Later in my life–I wound up moving to the Southeastern US–first moving to Savannah, Georgia and later, other places in the south and I had already spent much time in various places in Florida on both coasts thanks to some vagabond grandparents who had retired in the early 1970s to the Sunshine State.
I came to love living along the ocean, the marshes and sounds of places like Savannah, Hilton Head Island, Miami, Tampa and elsewhere.
Later still, I joined the US Coast Guard and was posted to vessels based out of both Key West and Miami Beach. Even though I was living “the Jimmy Buffett lifestyle” in the southeast coast and on down into the Caribbean, as gorgeous as those places are—there was always this pull back to the river!!!
I am back on the river now and I love it–I don’t know how much time I will get to remain boating the river since my parents are getting older and presently, my father is recovering from a stroke he suffered just two weeks ago as of this writing.
We hope for a full recovery and that he too can once again “go down to the river.”
That line–for those who catch the reference—comes from the Bruce Springsteen song “The River.”

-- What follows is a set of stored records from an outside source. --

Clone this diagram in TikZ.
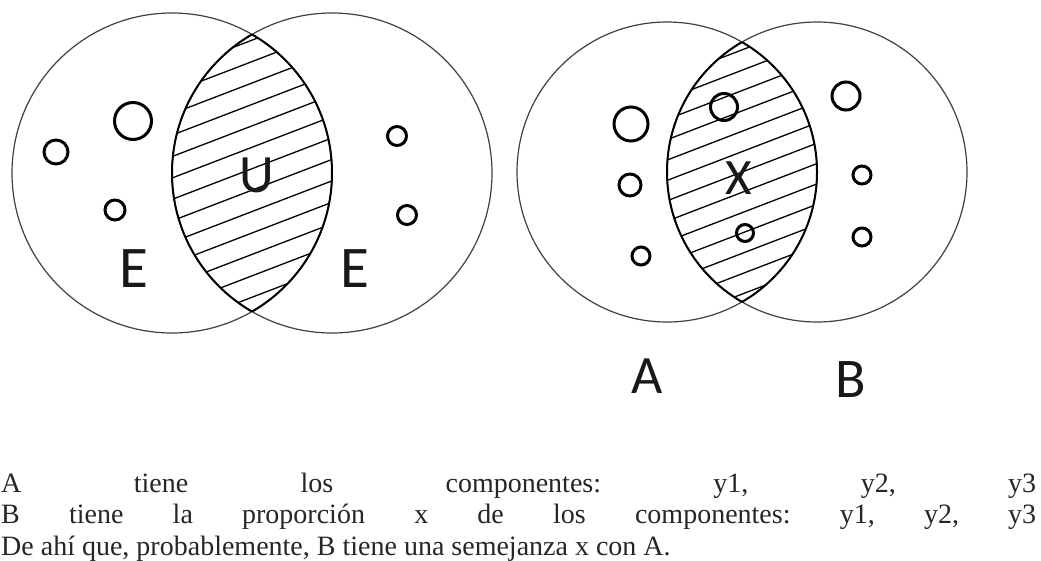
\documentclass[tikz,border=0pt]{standalone}
\usepackage{fontspec}
\setmainfont{Liberation Serif}
\newfontfamily\labfont{Carlito}
\begin{document}
\begin{tikzpicture}[x=1pt,y=1pt,
  bigc/.style={draw=black!75, line width=1.2pt},
  lensline/.style={draw=black, line width=2pt},
  hatch/.style={draw=black, line width=1.3pt},
  dot/.style={draw=black, line width=3pt},
  lbl/.style={font=\labfont\fontsize{#1}{#1}\selectfont, inner sep=0pt, text=black!90},
  txt/.style={font=\fontsize{28}{32}\selectfont, inner sep=0pt, anchor=base west, text=black!85}]
\useasboundingbox (0,0) rectangle (1041,-560);
\fill[white] (0,0) rectangle (1041,-560);

% ---------- left pair ----------
\coordinate (L1) at (172,-173);
\coordinate (L2) at (332,-173);
\begin{scope}
  \clip (L1) circle (160);
  \clip (L2) circle (160);
  \begin{scope}[shift={(252,-173)}, rotate=21]
    \foreach \k in {-12,...,12} \draw[hatch] (-260,\k*20+4) -- (260,\k*20+4);
  \end{scope}
\end{scope}
\draw[bigc] (L1) circle (160);
\draw[bigc] (L2) circle (160);
\begin{scope}
  \clip (L1) circle (160);
  \draw[lensline] (L2) circle (160);
\end{scope}
\begin{scope}
  \clip (L2) circle (160);
  \draw[lensline] (L1) circle (160);
\end{scope}
\draw[dot] (133,-121) circle (18.5);
\draw[dot] (56,-152) circle (12);
\draw[dot] (115,-210) circle (10);
\draw[dot] (397,-136) circle (9.5);
\draw[dot] (407,-215) circle (9.5);
\node[lbl=59] (e1) at (134,-269) {E};
\node[lbl=59] (e2) at (355,-269) {E};
\node[lbl=54] (u) at (257,-175) {U};

% ---------- right pair ----------
\coordinate (R1) at (667,-172);
\coordinate (R2) at (817,-172);
\begin{scope}
  \clip (R1) circle (150);
  \clip (R2) circle (150);
  \begin{scope}[shift={(742,-172)}, rotate=21]
    \foreach \k in {-12,...,12} \draw[hatch] (-260,\k*19) -- (260,\k*19);
  \end{scope}
\end{scope}
\draw[bigc] (R1) circle (150);
\draw[bigc] (R2) circle (150);
\begin{scope}
  \clip (R1) circle (150);
  \draw[lensline] (R2) circle (150);
\end{scope}
\begin{scope}
  \clip (R2) circle (150);
  \draw[lensline] (R1) circle (150);
\end{scope}
\draw[dot] (631,-124) circle (17);
\draw[dot] (630,-185) circle (11);
\draw[dot] (641,-256) circle (9);
\draw[dot] (724,-107) circle (13.5);
\draw[dot] (745,-233) circle (8.5);
\draw[dot] (846,-96) circle (14);
\draw[dot] (862,-175) circle (9);
\draw[dot] (862,-237) circle (9);
\node[lbl=51] (x) at (739,-178) {X};
\node[lbl=54] (a) at (647,-376) {A};
\node[lbl=56] (b) at (851,-380) {B};

% ---------- text ----------
\node[txt] (t1) at (1,-492) {\makebox[1035pt][s]{A\hfill tiene\hfill los\hfill componentes:\hfill y1,\hfill y2,\hfill y3}};
\node[txt] (t2) at (1,-523) {\makebox[1035pt][s]{B\hfill tiene\hfill la\hfill proporción\hfill x\hfill de\hfill los\hfill componentes:\hfill y1,\hfill y2,\hfill y3}};
\node[txt] (t3) at (1,-555) {De ahí que, probablemente, B tiene una semejanza x con A.};
\end{tikzpicture}
\end{document}
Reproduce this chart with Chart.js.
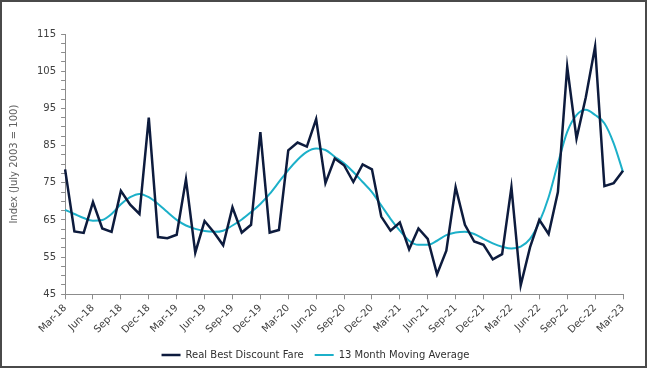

I love this song and just about any piece of music, poetry, essays or other prose that deals with rivers as their subjects.
For a number of years now—I have been trying to make out for myself the real appeal of a river–and I try to get some meaning about the metaphorical connections between rivers and our lives as human beings—I just have not quite figured it out yet—but I do keep trying and over the course of my blogging here perhaps one day I will find “the answers to questions that haunted me so”–I intend to deal with many subjects in this blog space ranging from essays of this sort, to doing profile stories of interesting people and places, some “newsy” things and whatever else tickles my fancy—-but the subject of rivers–my river or any river for that matter—is a subject I intend to continue to explore in the coming weeks, months and years: “God Willing and the Creek Don’t Rise”–I will keep coming back and doing pieces relating to “River Life.”